It was true love when Arlynne Miller moved to Stuyvesant Town 30 years ago to live with a boyfriend.
The relationship failed, but Miller clung to something more valuable: a rent-stabilized apartment in the sprawling collection of World War II-era buildings peering over the East River.
The 110 red-brick buildings, stretching along 1st Avenue from 14th to 23rd streets, were constructed with government assistance in 1947 to house returning veterans.
And thanks to New York’s rent-protection laws, Stuyvesant Town has remained a middle-class bulwark shielding firemen, artists and teachers from the gentrification washing over the rest of the city.
“It’s like a world unto itself,” Miller said.
Perhaps no longer.
The insurance company that built and operated Stuyvesant Town and the adjoining Peter Cooper Village sold the properties to a prominent Manhattan real estate developer last week in a mammoth $5.4-billion deal.
The sale raised alarms among the complexes’ 25,000 residents and kindled a civic debate about the future of Manhattan’s tenuous middle class.

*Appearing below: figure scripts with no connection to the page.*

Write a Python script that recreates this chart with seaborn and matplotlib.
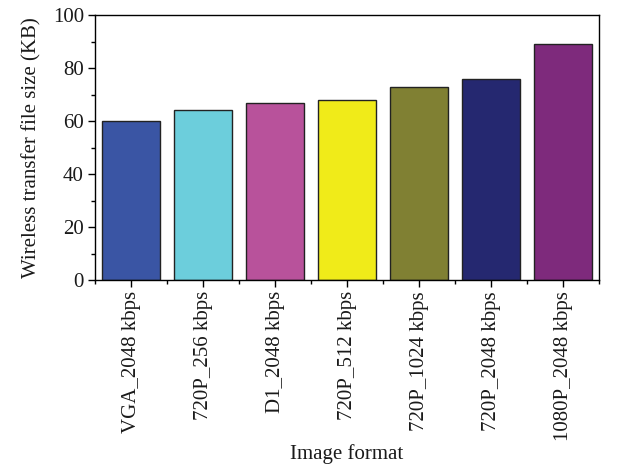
import pandas as pd
import matplotlib.pyplot as plt
import seaborn as sns
from matplotlib.ticker import MultipleLocator

# data
formats = ["VGA_2048 kbps", "720P_256 kbps", "D1_2048 kbps", "720P_512 kbps",
           "720P_1024 kbps", "720P_2048 kbps", "1080P_2048 kbps"]
sizes_kb = [60, 64, 67, 68, 73, 76, 89]
colors = ["#3A55A4", "#6CCEDC", "#B8529B", "#F0EB19", "#808033", "#252870", "#7E2A7C"]

df = pd.DataFrame({"format": formats, "size": sizes_kb})

sns.set_style("ticks")
plt.rcParams["font.family"] = ["Liberation Serif", "DejaVu Serif"]

fig = plt.figure(figsize=(6.17, 4.70), dpi=100)
ax = fig.add_axes([0.154, 0.404, 0.817, 0.564])

sns.barplot(data=df, x="format", y="size", hue="format", palette=colors,
            legend=False, width=0.8, edgecolor="#222222", linewidth=1.0,
            saturation=1, ax=ax)

ax.set_xlim(-0.5, 6.5)
ax.set_ylim(0, 100)
ax.yaxis.set_major_locator(MultipleLocator(20))
ax.yaxis.set_minor_locator(MultipleLocator(10))
ax.set_xticks(range(len(formats)))
ax.set_xticks([i + 0.5 for i in range(-1, len(formats))], minor=True)
ax.set_xticklabels(formats, rotation=90)

for s in ax.spines.values():
    s.set_visible(True)
    s.set_color("black")
    s.set_linewidth(1.0)

ax.tick_params(axis="both", which="major", direction="out", length=5, width=1,
               labelsize=15, color="black", labelcolor="#1a1a1a", pad=3)
ax.tick_params(axis="both", which="minor", direction="out", length=3, width=1,
               color="black")

ax.set_xlabel("Image format", fontsize=15, labelpad=2, color="#1a1a1a")
ax.set_ylabel("Wireless transfer file size (KB)", fontsize=15, labelpad=8,
              color="#1a1a1a")

fig.savefig("out.png", dpi=100)
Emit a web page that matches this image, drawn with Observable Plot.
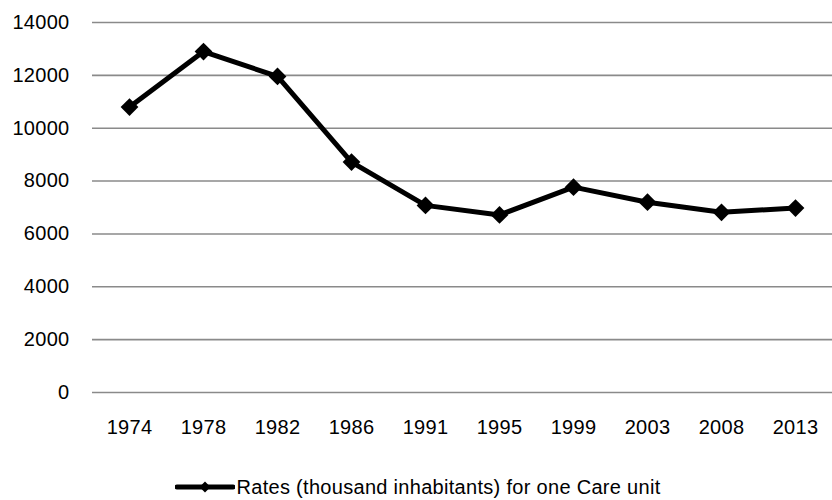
<!DOCTYPE html>
<html>
<head>
<meta charset="utf-8">
<script src="https://cdn.jsdelivr.net/npm/d3@7"></script>
<script src="https://cdn.jsdelivr.net/npm/@observablehq/plot@0.6"></script>
<style>
  html, body { margin: 0; padding: 0; background: #fff; }
  body { width: 832px; font-family: "Liberation Sans", Arial, Helvetica, sans-serif; }
  #legend {
    display: flex; justify-content: center; align-items: center;
    height: 24px; margin-top: 13px; font-size: 20px; letter-spacing: 0.3px; color: #000;
    padding-left: 4px;
  }
  #legend svg { display: block; margin-right: 1px; }
</style>
</head>
<body>
<div id="chart"></div>
<div id="legend"></div>
<script>
// Years surveyed and the matching rate of thousand inhabitants per care unit
const years = ["1974", "1978", "1982", "1986", "1991", "1995", "1999", "2003", "2008", "2013"];
const rates = [10800, 12900, 11960, 8720, 7080, 6720, 7770, 7200, 6820, 6980];
const yTicks = [0, 2000, 4000, 6000, 8000, 10000, 12000, 14000];
const seriesName = "Rates (thousand inhabitants) for one Care unit";

const data = years.map((year, i) => ({year, rate: rates[i]}));

const chart = Plot.plot({
  width: 832,
  height: 462,
  marginTop: 22,
  marginBottom: 70,
  marginLeft: 92,
  marginRight: 0,
  style: {fontFamily: '"Liberation Sans", Arial, Helvetica, sans-serif', fontSize: "20px", letterSpacing: "0.3px", color: "#000", background: "#fff"},
  x: {type: "band", domain: years, padding: 0, align: 0.5, label: null, tickSize: 0, tickPadding: 27},
  y: {domain: [0, 14000], ticks: yTicks, label: null, tickSize: 0, tickPadding: 23, tickFormat: d => String(d)},
  marks: [
    Plot.ruleY(yTicks, {stroke: "#8a8a8a", strokeWidth: 1.6}),
    Plot.line(data, {x: "year", y: "rate", stroke: "#000", strokeWidth: 5, strokeLinejoin: "round"}),
    Plot.dot(data, {x: "year", y: "rate", symbol: "diamond2", r: 8, fill: "#000", stroke: "none"})
  ]
});
document.getElementById("chart").appendChild(chart);

// Legend: line sample with a diamond marker, then the series name
const legend = document.getElementById("legend");
const ns = "http://www.w3.org/2000/svg";
const sym = document.createElementNS(ns, "svg");
sym.setAttribute("width", 60);
sym.setAttribute("height", 14);
const ln = document.createElementNS(ns, "line");
ln.setAttribute("x1", 2); ln.setAttribute("x2", 58);
ln.setAttribute("y1", 7); ln.setAttribute("y2", 7);
ln.setAttribute("stroke", "#000"); ln.setAttribute("stroke-width", 5);
ln.setAttribute("stroke-linecap", "round");
sym.appendChild(ln);
const dm = document.createElementNS(ns, "path");
dm.setAttribute("d", "M30,1.5 L35.5,7 L30,12.5 L24.5,7 Z");
dm.setAttribute("fill", "#000");
sym.appendChild(dm);
legend.appendChild(sym);
const label = document.createElement("span");
label.textContent = seriesName;
legend.appendChild(label);
</script>
</body>
</html>
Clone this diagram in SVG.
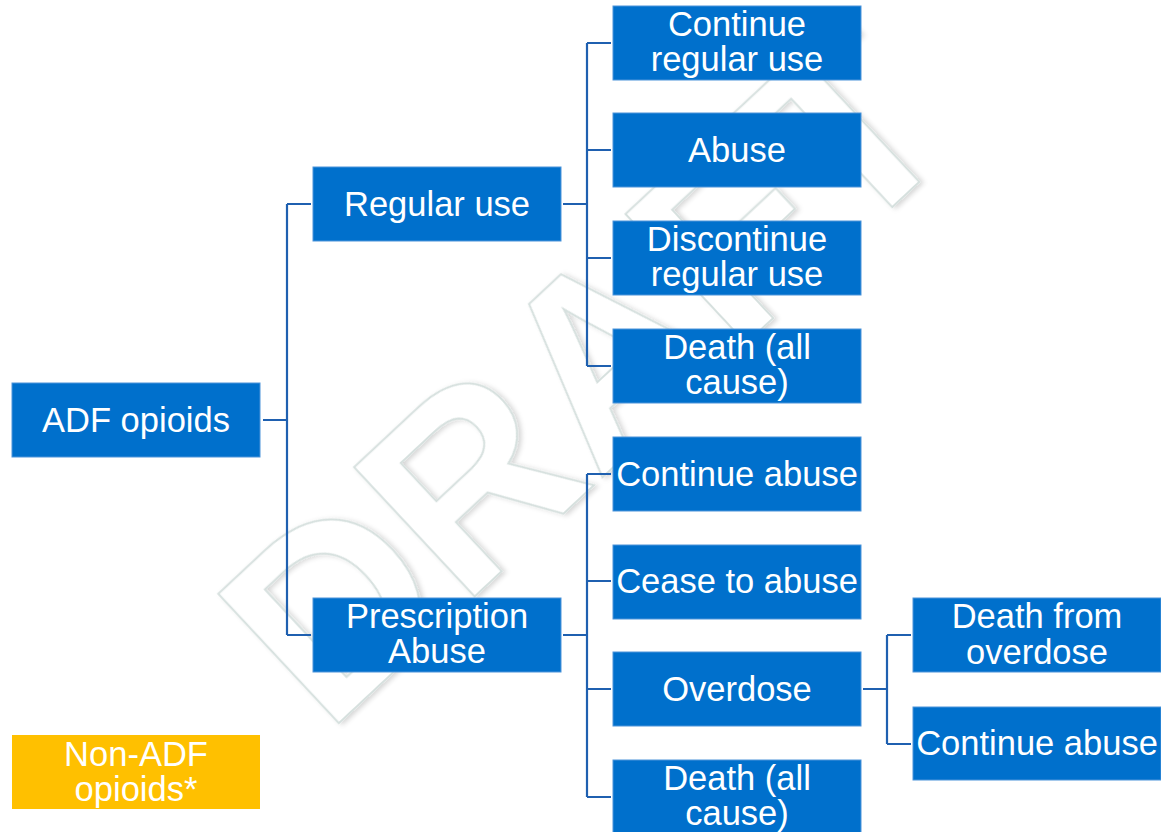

Strict rent laws make drastic near-term changes unlikely, but real estate experts say the deal makes financial sense only if the buyer, Tishman Speyer, slowly transforms the units to luxury rentals.
“They probably want to do something more than just keep the status quo,” said Andy Joynt, an economist at Property and Portfolio Research Inc., a Boston real estate research firm.
Rob Speyer, the firm’s senior managing director, said rent-protected residents have nothing to fear, but he would not elaborate on his company’s long-term plans. Market rates are two to three times what some residents now pay.
“The tenants who are rent-stabilized are going to remain rent-stabilized,” Speyer said. “We’re going to take great care of them and offer them great service.”
That does little to mollify Miller and some other residents.
Price stabilization protection melts away if an apartment rent hits $2,000 a month -- a number reached more quickly with increases tied to property improvements -- and when the tenants’ household income tops $175,000 in back-to-back years.
Owners also are allowed to pass on the costs of some capital improvements, so rents had been climbing as the former owner, MetLife Inc., undertook a variety of capital improvement projects, Miller said.
About one-quarter of the 12,232 apartments charge market rents, and scores more are expected to turn over in the next few years.
“Even people in rent-stabilized apartments are worried because they think [the new owner] is going to find a way around the law,” said Michael Shirey, 54, a mailman who has lived in Stuyvesant Town since 1999.
Nancy Park, a second-grade reading teacher who has been here for 20 years, isn’t worried about herself, but she notes that teachers today could not afford the market rates.
“They would not be able to move in now unless they moved in with 10 other second-grade reading teachers,” she said.
Richard Grossman, director of downtown sales at Halstead Property, a residential real estate brokerage firm in New York, said that Stuyvesant Town will still cater to the middle class but that the definition of middle class has shifted.
“Middle class has changed from being teachers and policemen to being white-collar sales and managerial junior-partner-type jobs,” he said.
“If you’re making $200,000 a year in New York -- and nowadays that’s middle class -- you can well afford to be paying $4,500 in [monthly] housing expense.”
Indeed, a Stuyvesant Town ad in a local paper -- exhorting tenants to come “for the lifestyle” -- lists rents as $2,725 for a one-bedroom and $4,850 for a three-bedroom.
That’s foreign to Miller, 56, who owns a home-organization business. She pays slightly less than $1,000 for a one-bedroom with parquet floors and views of the Chrysler Building as well as the massive MetLife (former Pan Am) building that looms over Grand Central Terminal.
But given that Tishman Speyer owns both properties, “now I get to look out and hate both those buildings,” Miller joked.
She’s disappointed that a bid by tenants to buy Stuyvesant Town and Peter Cooper Village was rejected.
“I know it’s an old story,” Miller said, referring to gentrification’s steady sweep across Manhattan. “It’s just a sad story.
“The wealthy can live anywhere,” she said. “Leave this enclave to us.”